BRIEF. Return the data exactly, with all pictures removed.

DATASET EXCERPT.

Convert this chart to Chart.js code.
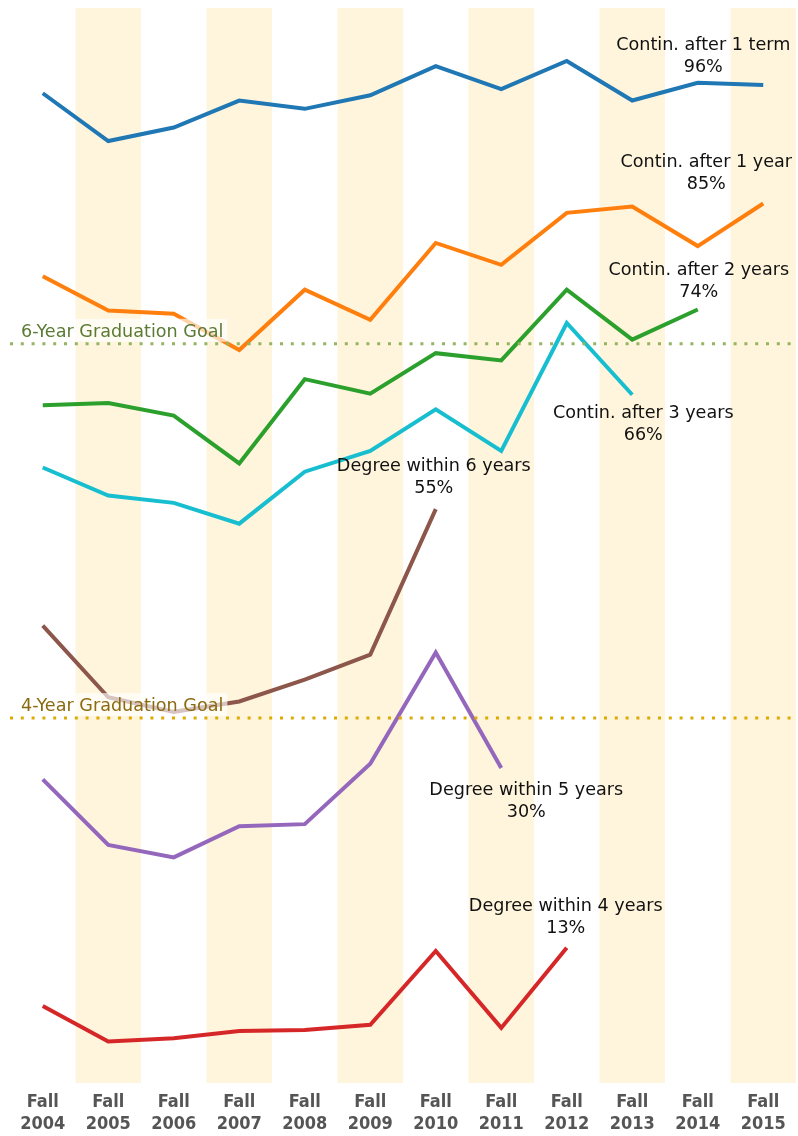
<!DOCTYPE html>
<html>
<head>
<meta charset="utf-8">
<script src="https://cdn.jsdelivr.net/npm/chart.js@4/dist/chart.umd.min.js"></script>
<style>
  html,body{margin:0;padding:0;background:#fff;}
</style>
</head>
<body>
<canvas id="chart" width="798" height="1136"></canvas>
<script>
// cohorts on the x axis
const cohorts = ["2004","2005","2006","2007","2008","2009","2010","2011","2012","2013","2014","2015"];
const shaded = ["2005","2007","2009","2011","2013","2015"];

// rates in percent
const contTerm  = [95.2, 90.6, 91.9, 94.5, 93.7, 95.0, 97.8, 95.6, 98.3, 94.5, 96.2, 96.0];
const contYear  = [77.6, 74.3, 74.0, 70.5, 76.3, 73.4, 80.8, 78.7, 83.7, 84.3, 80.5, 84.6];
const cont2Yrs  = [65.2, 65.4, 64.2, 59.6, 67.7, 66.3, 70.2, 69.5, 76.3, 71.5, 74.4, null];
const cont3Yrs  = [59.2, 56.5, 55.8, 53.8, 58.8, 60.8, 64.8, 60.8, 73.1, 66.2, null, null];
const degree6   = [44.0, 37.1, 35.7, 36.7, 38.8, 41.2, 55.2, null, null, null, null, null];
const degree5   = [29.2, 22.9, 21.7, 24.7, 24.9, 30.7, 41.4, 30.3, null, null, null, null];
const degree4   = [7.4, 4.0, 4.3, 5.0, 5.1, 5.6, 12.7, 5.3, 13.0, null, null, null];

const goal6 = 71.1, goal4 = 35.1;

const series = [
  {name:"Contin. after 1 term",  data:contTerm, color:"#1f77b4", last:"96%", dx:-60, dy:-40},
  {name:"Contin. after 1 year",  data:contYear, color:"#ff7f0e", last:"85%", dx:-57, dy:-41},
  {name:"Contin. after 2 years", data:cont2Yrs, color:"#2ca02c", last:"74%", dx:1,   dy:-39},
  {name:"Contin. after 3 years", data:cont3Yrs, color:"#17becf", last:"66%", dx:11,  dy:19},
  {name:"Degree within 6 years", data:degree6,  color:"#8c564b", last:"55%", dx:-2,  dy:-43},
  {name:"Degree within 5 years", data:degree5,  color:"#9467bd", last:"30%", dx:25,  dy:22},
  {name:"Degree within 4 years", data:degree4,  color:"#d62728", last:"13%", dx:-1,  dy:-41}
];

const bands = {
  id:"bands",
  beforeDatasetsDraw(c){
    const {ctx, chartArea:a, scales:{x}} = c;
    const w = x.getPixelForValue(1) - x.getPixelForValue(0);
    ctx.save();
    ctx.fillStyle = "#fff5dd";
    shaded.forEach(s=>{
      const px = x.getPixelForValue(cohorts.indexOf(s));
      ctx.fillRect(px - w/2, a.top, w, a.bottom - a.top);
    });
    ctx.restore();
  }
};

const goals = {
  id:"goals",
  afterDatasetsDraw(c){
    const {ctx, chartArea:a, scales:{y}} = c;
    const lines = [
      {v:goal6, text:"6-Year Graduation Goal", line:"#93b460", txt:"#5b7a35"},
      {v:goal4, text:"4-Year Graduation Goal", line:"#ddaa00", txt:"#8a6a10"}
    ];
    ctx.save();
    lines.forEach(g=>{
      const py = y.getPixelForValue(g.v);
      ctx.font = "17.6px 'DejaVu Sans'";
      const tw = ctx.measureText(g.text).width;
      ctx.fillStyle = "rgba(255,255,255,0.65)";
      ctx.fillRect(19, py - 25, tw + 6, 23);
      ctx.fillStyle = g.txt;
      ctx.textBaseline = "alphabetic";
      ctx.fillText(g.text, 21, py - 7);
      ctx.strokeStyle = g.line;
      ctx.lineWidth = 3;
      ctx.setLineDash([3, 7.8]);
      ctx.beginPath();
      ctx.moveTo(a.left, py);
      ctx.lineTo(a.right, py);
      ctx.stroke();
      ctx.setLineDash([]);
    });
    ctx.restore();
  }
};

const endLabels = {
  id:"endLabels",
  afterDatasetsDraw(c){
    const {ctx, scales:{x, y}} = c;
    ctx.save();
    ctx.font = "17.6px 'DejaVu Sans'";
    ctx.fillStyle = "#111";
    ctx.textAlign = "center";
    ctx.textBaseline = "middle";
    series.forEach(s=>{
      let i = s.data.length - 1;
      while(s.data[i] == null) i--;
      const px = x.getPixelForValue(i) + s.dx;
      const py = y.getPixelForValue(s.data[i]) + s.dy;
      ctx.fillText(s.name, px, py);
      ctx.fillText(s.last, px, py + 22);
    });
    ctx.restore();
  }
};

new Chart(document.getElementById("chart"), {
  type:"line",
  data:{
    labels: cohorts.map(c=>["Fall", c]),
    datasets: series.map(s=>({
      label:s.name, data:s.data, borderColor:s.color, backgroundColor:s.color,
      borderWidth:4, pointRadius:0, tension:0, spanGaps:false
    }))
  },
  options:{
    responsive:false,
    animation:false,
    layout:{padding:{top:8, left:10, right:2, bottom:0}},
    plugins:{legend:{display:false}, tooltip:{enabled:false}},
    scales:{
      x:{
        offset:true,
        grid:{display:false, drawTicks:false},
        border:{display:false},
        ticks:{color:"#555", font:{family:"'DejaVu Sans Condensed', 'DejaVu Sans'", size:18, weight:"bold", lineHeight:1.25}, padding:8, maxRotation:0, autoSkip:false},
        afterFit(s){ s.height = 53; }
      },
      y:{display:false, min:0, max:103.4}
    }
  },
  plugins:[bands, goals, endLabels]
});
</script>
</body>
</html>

FINAL RESULT.
Convert this chart to Chart.js code.
<!DOCTYPE html>
<html>
<head>
<meta charset="utf-8">
<script src="https://cdn.jsdelivr.net/npm/chart.js@4/dist/chart.umd.min.js"></script>
<style>
  html,body{margin:0;padding:0;background:#fff;}
</style>
</head>
<body>
<canvas id="chart" width="798" height="1136"></canvas>
<script>
// cohorts on the x axis
const cohorts = ["2004","2005","2006","2007","2008","2009","2010","2011","2012","2013","2014","2015"];
const shaded = ["2005","2007","2009","2011","2013","2015"];

// rates in percent
const contTerm  = [95.2, 90.6, 91.9, 94.5, 93.7, 95.0, 97.8, 95.6, 98.3, 94.5, 96.2, 96.0];
const contYear  = [77.6, 74.3, 74.0, 70.5, 76.3, 73.4, 80.8, 78.7, 83.7, 84.3, 80.5, 84.6];
const cont2Yrs  = [65.2, 65.4, 64.2, 59.6, 67.7, 66.3, 70.2, 69.5, 76.3, 71.5, 74.4, null];
const cont3Yrs  = [59.2, 56.5, 55.8, 53.8, 58.8, 60.8, 64.8, 60.8, 73.1, 66.2, null, null];
const degree6   = [44.0, 37.1, 35.7, 36.7, 38.8, 41.2, 55.2, null, null, null, null, null];
const degree5   = [29.2, 22.9, 21.7, 24.7, 24.9, 30.7, 41.4, 30.3, null, null, null, null];
const degree4   = [7.4, 4.0, 4.3, 5.0, 5.1, 5.6, 12.7, 5.3, 13.0, null, null, null];

const goal6 = 71.1, goal4 = 35.1;

const series = [
  {name:"Contin. after 1 term",  data:contTerm, color:"#1f77b4", last:"96%", dx:-60, dy:-40},
  {name:"Contin. after 1 year",  data:contYear, color:"#ff7f0e", last:"85%", dx:-57, dy:-41},
  {name:"Contin. after 2 years", data:cont2Yrs, color:"#2ca02c", last:"74%", dx:1,   dy:-39},
  {name:"Contin. after 3 years", data:cont3Yrs, color:"#17becf", last:"66%", dx:11,  dy:19},
  {name:"Degree within 6 years", data:degree6,  color:"#8c564b", last:"55%", dx:-2,  dy:-43},
  {name:"Degree within 5 years", data:degree5,  color:"#9467bd", last:"30%", dx:25,  dy:22},
  {name:"Degree within 4 years", data:degree4,  color:"#d62728", last:"13%", dx:-1,  dy:-41}
];

const bands = {
  id:"bands",
  beforeDatasetsDraw(c){
    const {ctx, chartArea:a, scales:{x}} = c;
    const w = x.getPixelForValue(1) - x.getPixelForValue(0);
    ctx.save();
    ctx.fillStyle = "#fff5dd";
    shaded.forEach(s=>{
      const px = x.getPixelForValue(cohorts.indexOf(s));
      ctx.fillRect(px - w/2, a.top, w, a.bottom - a.top);
    });
    ctx.restore();
  }
};

const goals = {
  id:"goals",
  afterDatasetsDraw(c){
    const {ctx, chartArea:a, scales:{y}} = c;
    const lines = [
      {v:goal6, text:"6-Year Graduation Goal", line:"#93b460", txt:"#5b7a35"},
      {v:goal4, text:"4-Year Graduation Goal", line:"#ddaa00", txt:"#8a6a10"}
    ];
    ctx.save();
    lines.forEach(g=>{
      const py = y.getPixelForValue(g.v);
      ctx.font = "17.6px 'DejaVu Sans'";
      const tw = ctx.measureText(g.text).width;
      ctx.fillStyle = "rgba(255,255,255,0.65)";
      ctx.fillRect(19, py - 25, tw + 6, 23);
      ctx.fillStyle = g.txt;
      ctx.textBaseline = "alphabetic";
      ctx.fillText(g.text, 21, py - 7);
      ctx.strokeStyle = g.line;
      ctx.lineWidth = 3;
      ctx.setLineDash([3, 7.8]);
      ctx.beginPath();
      ctx.moveTo(a.left, py);
      ctx.lineTo(a.right, py);
      ctx.stroke();
      ctx.setLineDash([]);
    });
    ctx.restore();
  }
};

const endLabels = {
  id:"endLabels",
  afterDatasetsDraw(c){
    const {ctx, scales:{x, y}} = c;
    ctx.save();
    ctx.font = "17.6px 'DejaVu Sans'";
    ctx.fillStyle = "#111";
    ctx.textAlign = "center";
    ctx.textBaseline = "middle";
    series.forEach(s=>{
      let i = s.data.length - 1;
      while(s.data[i] == null) i--;
      const px = x.getPixelForValue(i) + s.dx;
      const py = y.getPixelForValue(s.data[i]) + s.dy;
      ctx.fillText(s.name, px, py);
      ctx.fillText(s.last, px, py + 22);
    });
    ctx.restore();
  }
};

new Chart(document.getElementById("chart"), {
  type:"line",
  data:{
    labels: cohorts.map(c=>["Fall", c]),
    datasets: series.map(s=>({
      label:s.name, data:s.data, borderColor:s.color, backgroundColor:s.color,
      borderWidth:4, pointRadius:0, tension:0, spanGaps:false
    }))
  },
  options:{
    responsive:false,
    animation:false,
    layout:{padding:{top:8, left:10, right:2, bottom:0}},
    plugins:{legend:{display:false}, tooltip:{enabled:false}},
    scales:{
      x:{
        offset:true,
        grid:{display:false, drawTicks:false},
        border:{display:false},
        ticks:{color:"#555", font:{family:"'DejaVu Sans Condensed', 'DejaVu Sans'", size:18, weight:"bold", lineHeight:1.25}, padding:8, maxRotation:0, autoSkip:false},
        afterFit(s){ s.height = 53; }
      },
      y:{display:false, min:0, max:103.4}
    }
  },
  plugins:[bands, goals, endLabels]
});
</script>
</body>
</html>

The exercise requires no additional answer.